Adding Email Links and Testing

Creating an email hyperlink involves selecting a text like “Email me!”, opening the Hyperlink dialog, and choosing the E-mail Address option. Entering a valid email address and a subject line configures a mailto link, enabling direct communication via the webpage. Once all content and links are in place, testing the project requires opening index.htm in a browser, clicking hyperlinks to verify navigational flow, multimedia playback, and external resource access. Debugging links by checking paths and filenames ensures the website functions correctly across user environments.

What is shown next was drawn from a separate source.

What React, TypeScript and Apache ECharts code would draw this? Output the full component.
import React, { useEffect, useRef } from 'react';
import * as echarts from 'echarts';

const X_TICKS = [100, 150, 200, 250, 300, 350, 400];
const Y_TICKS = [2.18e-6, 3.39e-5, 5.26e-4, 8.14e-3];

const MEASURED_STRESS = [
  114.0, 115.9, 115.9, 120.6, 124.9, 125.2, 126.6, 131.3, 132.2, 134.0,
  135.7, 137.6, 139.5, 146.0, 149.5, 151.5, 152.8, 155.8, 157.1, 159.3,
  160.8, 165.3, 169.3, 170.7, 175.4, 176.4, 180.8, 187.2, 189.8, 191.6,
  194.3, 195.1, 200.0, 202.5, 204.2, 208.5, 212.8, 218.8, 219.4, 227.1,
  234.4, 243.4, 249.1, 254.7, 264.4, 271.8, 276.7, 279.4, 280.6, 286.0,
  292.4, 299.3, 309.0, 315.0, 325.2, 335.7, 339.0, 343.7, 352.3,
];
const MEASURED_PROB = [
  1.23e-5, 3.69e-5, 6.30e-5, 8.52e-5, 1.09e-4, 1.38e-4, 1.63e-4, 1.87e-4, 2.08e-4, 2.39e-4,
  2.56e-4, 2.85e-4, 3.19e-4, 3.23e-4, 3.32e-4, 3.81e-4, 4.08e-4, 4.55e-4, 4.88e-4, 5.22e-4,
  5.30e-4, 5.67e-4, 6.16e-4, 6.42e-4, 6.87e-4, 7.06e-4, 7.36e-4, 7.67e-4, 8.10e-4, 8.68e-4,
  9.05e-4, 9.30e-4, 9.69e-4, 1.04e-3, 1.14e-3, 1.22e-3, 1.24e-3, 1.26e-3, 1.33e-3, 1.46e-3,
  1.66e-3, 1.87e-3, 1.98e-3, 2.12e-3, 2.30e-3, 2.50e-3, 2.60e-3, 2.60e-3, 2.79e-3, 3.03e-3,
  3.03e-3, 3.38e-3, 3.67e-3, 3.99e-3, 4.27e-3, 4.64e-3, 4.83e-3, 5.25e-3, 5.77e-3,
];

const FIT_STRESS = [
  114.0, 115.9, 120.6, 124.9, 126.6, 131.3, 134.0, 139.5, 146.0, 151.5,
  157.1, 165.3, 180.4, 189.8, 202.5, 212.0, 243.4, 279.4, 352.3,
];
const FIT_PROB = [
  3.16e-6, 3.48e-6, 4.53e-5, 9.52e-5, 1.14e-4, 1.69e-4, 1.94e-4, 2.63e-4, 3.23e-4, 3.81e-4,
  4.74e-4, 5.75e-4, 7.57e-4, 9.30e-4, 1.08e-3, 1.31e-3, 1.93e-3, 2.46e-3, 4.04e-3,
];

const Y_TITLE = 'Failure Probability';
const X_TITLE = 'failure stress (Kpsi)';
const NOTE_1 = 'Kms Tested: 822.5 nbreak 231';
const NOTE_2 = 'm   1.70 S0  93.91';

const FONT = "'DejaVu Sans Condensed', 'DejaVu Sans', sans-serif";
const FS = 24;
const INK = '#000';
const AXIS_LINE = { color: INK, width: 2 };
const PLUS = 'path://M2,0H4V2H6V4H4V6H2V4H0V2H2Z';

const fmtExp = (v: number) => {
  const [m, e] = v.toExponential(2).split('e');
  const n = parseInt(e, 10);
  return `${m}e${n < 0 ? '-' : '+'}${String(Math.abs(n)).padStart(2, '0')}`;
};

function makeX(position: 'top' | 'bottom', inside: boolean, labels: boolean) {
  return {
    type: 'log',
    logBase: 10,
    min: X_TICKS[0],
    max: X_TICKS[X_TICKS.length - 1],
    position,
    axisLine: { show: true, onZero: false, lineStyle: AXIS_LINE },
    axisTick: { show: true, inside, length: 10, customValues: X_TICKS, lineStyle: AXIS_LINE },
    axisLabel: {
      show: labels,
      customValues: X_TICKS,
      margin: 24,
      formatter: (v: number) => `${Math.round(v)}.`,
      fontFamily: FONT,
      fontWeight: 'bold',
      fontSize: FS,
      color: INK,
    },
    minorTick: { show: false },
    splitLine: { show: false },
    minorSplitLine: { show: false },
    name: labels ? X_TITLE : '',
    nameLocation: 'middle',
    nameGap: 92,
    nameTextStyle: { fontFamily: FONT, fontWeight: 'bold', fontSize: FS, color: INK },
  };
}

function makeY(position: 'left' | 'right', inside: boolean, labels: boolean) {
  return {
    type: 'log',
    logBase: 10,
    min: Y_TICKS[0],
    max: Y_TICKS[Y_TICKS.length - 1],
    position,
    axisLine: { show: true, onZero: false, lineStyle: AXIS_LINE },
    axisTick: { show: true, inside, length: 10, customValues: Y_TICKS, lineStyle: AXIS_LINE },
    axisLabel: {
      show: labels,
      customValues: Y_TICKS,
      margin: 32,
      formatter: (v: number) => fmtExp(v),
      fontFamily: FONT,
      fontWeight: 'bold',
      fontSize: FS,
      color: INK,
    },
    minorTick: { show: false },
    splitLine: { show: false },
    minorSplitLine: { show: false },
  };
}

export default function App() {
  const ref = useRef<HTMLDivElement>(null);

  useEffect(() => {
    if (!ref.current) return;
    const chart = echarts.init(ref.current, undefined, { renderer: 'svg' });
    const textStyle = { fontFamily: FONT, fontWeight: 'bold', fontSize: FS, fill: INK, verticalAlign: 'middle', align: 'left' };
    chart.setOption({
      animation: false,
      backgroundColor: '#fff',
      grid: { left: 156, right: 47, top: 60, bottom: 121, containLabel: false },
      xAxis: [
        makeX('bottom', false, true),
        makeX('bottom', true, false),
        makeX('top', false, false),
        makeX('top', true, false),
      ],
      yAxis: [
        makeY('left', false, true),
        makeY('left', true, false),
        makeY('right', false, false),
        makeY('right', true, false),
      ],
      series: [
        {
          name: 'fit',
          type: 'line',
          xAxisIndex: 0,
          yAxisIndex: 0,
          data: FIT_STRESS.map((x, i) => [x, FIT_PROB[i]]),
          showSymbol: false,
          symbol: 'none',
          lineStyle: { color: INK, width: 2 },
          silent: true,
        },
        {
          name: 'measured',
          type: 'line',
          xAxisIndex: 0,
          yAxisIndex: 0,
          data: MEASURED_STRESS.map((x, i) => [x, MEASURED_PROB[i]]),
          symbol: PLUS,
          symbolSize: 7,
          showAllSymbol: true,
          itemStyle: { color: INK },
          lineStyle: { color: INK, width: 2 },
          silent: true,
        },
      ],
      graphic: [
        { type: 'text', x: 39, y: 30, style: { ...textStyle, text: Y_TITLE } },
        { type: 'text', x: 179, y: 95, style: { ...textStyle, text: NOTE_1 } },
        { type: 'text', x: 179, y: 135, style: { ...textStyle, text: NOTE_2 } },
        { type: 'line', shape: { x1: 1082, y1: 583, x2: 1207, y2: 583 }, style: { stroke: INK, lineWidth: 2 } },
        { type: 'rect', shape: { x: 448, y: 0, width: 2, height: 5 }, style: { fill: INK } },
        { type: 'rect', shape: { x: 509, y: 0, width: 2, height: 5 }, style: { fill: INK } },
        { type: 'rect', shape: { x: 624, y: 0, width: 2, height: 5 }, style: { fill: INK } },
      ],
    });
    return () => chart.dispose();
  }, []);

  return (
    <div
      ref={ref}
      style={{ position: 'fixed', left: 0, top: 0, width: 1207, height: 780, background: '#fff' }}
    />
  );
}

Inspecting the Source Code

Viewing the source code in the browser offers insight into the HTML generated from Word. Right-clicking the webpage and selecting “View Source” reveals how Word’s export functionality translates table structures into HTML tables, hyperlinks into anchor tags, and embedded media references into relative or absolute file paths. This understanding aids in troubleshooting, optimizing, and customizing the code further, especially for users wishing to learn HTML basics or improve existing pages.

Conclusion

Transforming a Word document into a multi-page website with multimedia content demonstrates practical understanding of web development fundamentals—organization, linking, multimedia integration, and testing. This assignment emphasizes critical skills such as maintaining relative paths, ensuring link integrity, and inspecting source code for troubleshooting. Although Word is not a conventional web development tool, with careful planning and attention to detail, it can produce effective, functional websites suitable for educational demonstrations, prototypes, and simple online content.